Stored data
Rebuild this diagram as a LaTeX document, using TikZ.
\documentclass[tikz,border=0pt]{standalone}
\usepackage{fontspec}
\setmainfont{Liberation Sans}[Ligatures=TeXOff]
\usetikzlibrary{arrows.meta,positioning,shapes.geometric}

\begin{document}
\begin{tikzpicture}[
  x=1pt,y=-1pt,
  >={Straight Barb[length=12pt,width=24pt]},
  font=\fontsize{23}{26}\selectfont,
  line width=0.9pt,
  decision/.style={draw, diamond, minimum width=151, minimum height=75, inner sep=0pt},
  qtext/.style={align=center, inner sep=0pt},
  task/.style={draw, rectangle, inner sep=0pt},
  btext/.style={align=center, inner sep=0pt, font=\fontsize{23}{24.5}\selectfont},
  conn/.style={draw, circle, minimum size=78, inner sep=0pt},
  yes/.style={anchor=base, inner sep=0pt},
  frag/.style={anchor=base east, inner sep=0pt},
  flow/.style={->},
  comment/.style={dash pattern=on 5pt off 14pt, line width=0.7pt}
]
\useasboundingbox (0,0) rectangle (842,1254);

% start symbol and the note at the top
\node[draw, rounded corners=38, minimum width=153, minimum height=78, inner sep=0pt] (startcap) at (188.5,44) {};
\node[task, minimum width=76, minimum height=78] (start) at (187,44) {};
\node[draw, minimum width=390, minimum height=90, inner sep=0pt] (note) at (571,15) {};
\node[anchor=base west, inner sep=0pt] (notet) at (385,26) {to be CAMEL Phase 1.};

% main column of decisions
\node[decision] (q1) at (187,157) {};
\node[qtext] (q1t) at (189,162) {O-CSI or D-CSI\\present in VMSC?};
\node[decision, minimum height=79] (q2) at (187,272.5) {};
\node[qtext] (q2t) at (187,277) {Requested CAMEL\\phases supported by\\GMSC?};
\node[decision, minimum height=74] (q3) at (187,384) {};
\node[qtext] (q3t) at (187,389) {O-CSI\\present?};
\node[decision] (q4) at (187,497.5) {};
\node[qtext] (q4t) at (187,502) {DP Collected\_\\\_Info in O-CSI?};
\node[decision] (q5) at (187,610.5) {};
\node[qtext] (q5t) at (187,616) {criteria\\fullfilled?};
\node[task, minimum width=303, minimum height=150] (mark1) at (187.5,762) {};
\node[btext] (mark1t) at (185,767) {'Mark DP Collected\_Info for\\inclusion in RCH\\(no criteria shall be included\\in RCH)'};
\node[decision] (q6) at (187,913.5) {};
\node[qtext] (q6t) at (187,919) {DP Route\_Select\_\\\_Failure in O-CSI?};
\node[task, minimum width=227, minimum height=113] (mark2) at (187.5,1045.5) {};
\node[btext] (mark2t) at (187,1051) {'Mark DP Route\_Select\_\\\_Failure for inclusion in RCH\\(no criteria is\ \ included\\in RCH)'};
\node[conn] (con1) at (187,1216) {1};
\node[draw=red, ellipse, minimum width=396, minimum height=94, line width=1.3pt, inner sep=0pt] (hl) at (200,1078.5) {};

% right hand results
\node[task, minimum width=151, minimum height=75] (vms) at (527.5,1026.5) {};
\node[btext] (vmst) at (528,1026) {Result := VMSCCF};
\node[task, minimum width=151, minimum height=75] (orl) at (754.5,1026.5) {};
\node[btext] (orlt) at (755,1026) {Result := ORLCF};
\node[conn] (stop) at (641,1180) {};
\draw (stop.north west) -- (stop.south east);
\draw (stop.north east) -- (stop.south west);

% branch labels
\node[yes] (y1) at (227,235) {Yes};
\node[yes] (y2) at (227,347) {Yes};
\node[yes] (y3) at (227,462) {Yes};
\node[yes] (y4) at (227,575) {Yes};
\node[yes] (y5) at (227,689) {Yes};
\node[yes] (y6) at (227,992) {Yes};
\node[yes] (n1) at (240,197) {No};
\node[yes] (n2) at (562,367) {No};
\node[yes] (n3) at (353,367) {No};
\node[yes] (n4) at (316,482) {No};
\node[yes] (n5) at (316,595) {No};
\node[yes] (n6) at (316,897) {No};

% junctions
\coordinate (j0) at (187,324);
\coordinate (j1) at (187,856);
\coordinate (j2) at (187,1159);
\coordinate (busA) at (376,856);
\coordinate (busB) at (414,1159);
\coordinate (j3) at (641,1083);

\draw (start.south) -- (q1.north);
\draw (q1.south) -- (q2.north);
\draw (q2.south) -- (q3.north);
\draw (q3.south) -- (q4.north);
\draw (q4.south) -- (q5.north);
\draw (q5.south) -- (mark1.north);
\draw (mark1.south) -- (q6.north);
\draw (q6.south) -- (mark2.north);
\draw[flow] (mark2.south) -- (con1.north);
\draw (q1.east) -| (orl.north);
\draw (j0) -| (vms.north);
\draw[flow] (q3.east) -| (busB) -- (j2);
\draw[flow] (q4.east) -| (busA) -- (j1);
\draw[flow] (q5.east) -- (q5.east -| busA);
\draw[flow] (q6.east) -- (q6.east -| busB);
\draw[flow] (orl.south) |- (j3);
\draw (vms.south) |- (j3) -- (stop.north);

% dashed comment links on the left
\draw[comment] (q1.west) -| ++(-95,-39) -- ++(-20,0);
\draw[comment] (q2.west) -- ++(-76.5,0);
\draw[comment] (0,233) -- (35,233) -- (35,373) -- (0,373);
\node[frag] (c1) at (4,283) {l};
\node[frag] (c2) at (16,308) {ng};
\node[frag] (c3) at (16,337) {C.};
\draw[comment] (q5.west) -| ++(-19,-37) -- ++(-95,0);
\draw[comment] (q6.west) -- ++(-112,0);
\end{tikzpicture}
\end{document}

Task instructions
Copy all of the data exactly.

Exercise output
Rebuild this diagram as a LaTeX document, using TikZ.
\documentclass[tikz,border=0pt]{standalone}
\usepackage{fontspec}
\setmainfont{Liberation Sans}[Ligatures=TeXOff]
\usetikzlibrary{arrows.meta,positioning,shapes.geometric}

\begin{document}
\begin{tikzpicture}[
  x=1pt,y=-1pt,
  >={Straight Barb[length=12pt,width=24pt]},
  font=\fontsize{23}{26}\selectfont,
  line width=0.9pt,
  decision/.style={draw, diamond, minimum width=151, minimum height=75, inner sep=0pt},
  qtext/.style={align=center, inner sep=0pt},
  task/.style={draw, rectangle, inner sep=0pt},
  btext/.style={align=center, inner sep=0pt, font=\fontsize{23}{24.5}\selectfont},
  conn/.style={draw, circle, minimum size=78, inner sep=0pt},
  yes/.style={anchor=base, inner sep=0pt},
  frag/.style={anchor=base east, inner sep=0pt},
  flow/.style={->},
  comment/.style={dash pattern=on 5pt off 14pt, line width=0.7pt}
]
\useasboundingbox (0,0) rectangle (842,1254);

% start symbol and the note at the top
\node[draw, rounded corners=38, minimum width=153, minimum height=78, inner sep=0pt] (startcap) at (188.5,44) {};
\node[task, minimum width=76, minimum height=78] (start) at (187,44) {};
\node[draw, minimum width=390, minimum height=90, inner sep=0pt] (note) at (571,15) {};
\node[anchor=base west, inner sep=0pt] (notet) at (385,26) {to be CAMEL Phase 1.};

% main column of decisions
\node[decision] (q1) at (187,157) {};
\node[qtext] (q1t) at (189,162) {O-CSI or D-CSI\\present in VMSC?};
\node[decision, minimum height=79] (q2) at (187,272.5) {};
\node[qtext] (q2t) at (187,277) {Requested CAMEL\\phases supported by\\GMSC?};
\node[decision, minimum height=74] (q3) at (187,384) {};
\node[qtext] (q3t) at (187,389) {O-CSI\\present?};
\node[decision] (q4) at (187,497.5) {};
\node[qtext] (q4t) at (187,502) {DP Collected\_\\\_Info in O-CSI?};
\node[decision] (q5) at (187,610.5) {};
\node[qtext] (q5t) at (187,616) {criteria\\fullfilled?};
\node[task, minimum width=303, minimum height=150] (mark1) at (187.5,762) {};
\node[btext] (mark1t) at (185,767) {'Mark DP Collected\_Info for\\inclusion in RCH\\(no criteria shall be included\\in RCH)'};
\node[decision] (q6) at (187,913.5) {};
\node[qtext] (q6t) at (187,919) {DP Route\_Select\_\\\_Failure in O-CSI?};
\node[task, minimum width=227, minimum height=113] (mark2) at (187.5,1045.5) {};
\node[btext] (mark2t) at (187,1051) {'Mark DP Route\_Select\_\\\_Failure for inclusion in RCH\\(no criteria is\ \ included\\in RCH)'};
\node[conn] (con1) at (187,1216) {1};
\node[draw=red, ellipse, minimum width=396, minimum height=94, line width=1.3pt, inner sep=0pt] (hl) at (200,1078.5) {};

% right hand results
\node[task, minimum width=151, minimum height=75] (vms) at (527.5,1026.5) {};
\node[btext] (vmst) at (528,1026) {Result := VMSCCF};
\node[task, minimum width=151, minimum height=75] (orl) at (754.5,1026.5) {};
\node[btext] (orlt) at (755,1026) {Result := ORLCF};
\node[conn] (stop) at (641,1180) {};
\draw (stop.north west) -- (stop.south east);
\draw (stop.north east) -- (stop.south west);

% branch labels
\node[yes] (y1) at (227,235) {Yes};
\node[yes] (y2) at (227,347) {Yes};
\node[yes] (y3) at (227,462) {Yes};
\node[yes] (y4) at (227,575) {Yes};
\node[yes] (y5) at (227,689) {Yes};
\node[yes] (y6) at (227,992) {Yes};
\node[yes] (n1) at (240,197) {No};
\node[yes] (n2) at (562,367) {No};
\node[yes] (n3) at (353,367) {No};
\node[yes] (n4) at (316,482) {No};
\node[yes] (n5) at (316,595) {No};
\node[yes] (n6) at (316,897) {No};

% junctions
\coordinate (j0) at (187,324);
\coordinate (j1) at (187,856);
\coordinate (j2) at (187,1159);
\coordinate (busA) at (376,856);
\coordinate (busB) at (414,1159);
\coordinate (j3) at (641,1083);

\draw (start.south) -- (q1.north);
\draw (q1.south) -- (q2.north);
\draw (q2.south) -- (q3.north);
\draw (q3.south) -- (q4.north);
\draw (q4.south) -- (q5.north);
\draw (q5.south) -- (mark1.north);
\draw (mark1.south) -- (q6.north);
\draw (q6.south) -- (mark2.north);
\draw[flow] (mark2.south) -- (con1.north);
\draw (q1.east) -| (orl.north);
\draw (j0) -| (vms.north);
\draw[flow] (q3.east) -| (busB) -- (j2);
\draw[flow] (q4.east) -| (busA) -- (j1);
\draw[flow] (q5.east) -- (q5.east -| busA);
\draw[flow] (q6.east) -- (q6.east -| busB);
\draw[flow] (orl.south) |- (j3);
\draw (vms.south) |- (j3) -- (stop.north);

% dashed comment links on the left
\draw[comment] (q1.west) -| ++(-95,-39) -- ++(-20,0);
\draw[comment] (q2.west) -- ++(-76.5,0);
\draw[comment] (0,233) -- (35,233) -- (35,373) -- (0,373);
\node[frag] (c1) at (4,283) {l};
\node[frag] (c2) at (16,308) {ng};
\node[frag] (c3) at (16,337) {C.};
\draw[comment] (q5.west) -| ++(-19,-37) -- ++(-95,0);
\draw[comment] (q6.west) -- ++(-112,0);
\end{tikzpicture}
\end{document}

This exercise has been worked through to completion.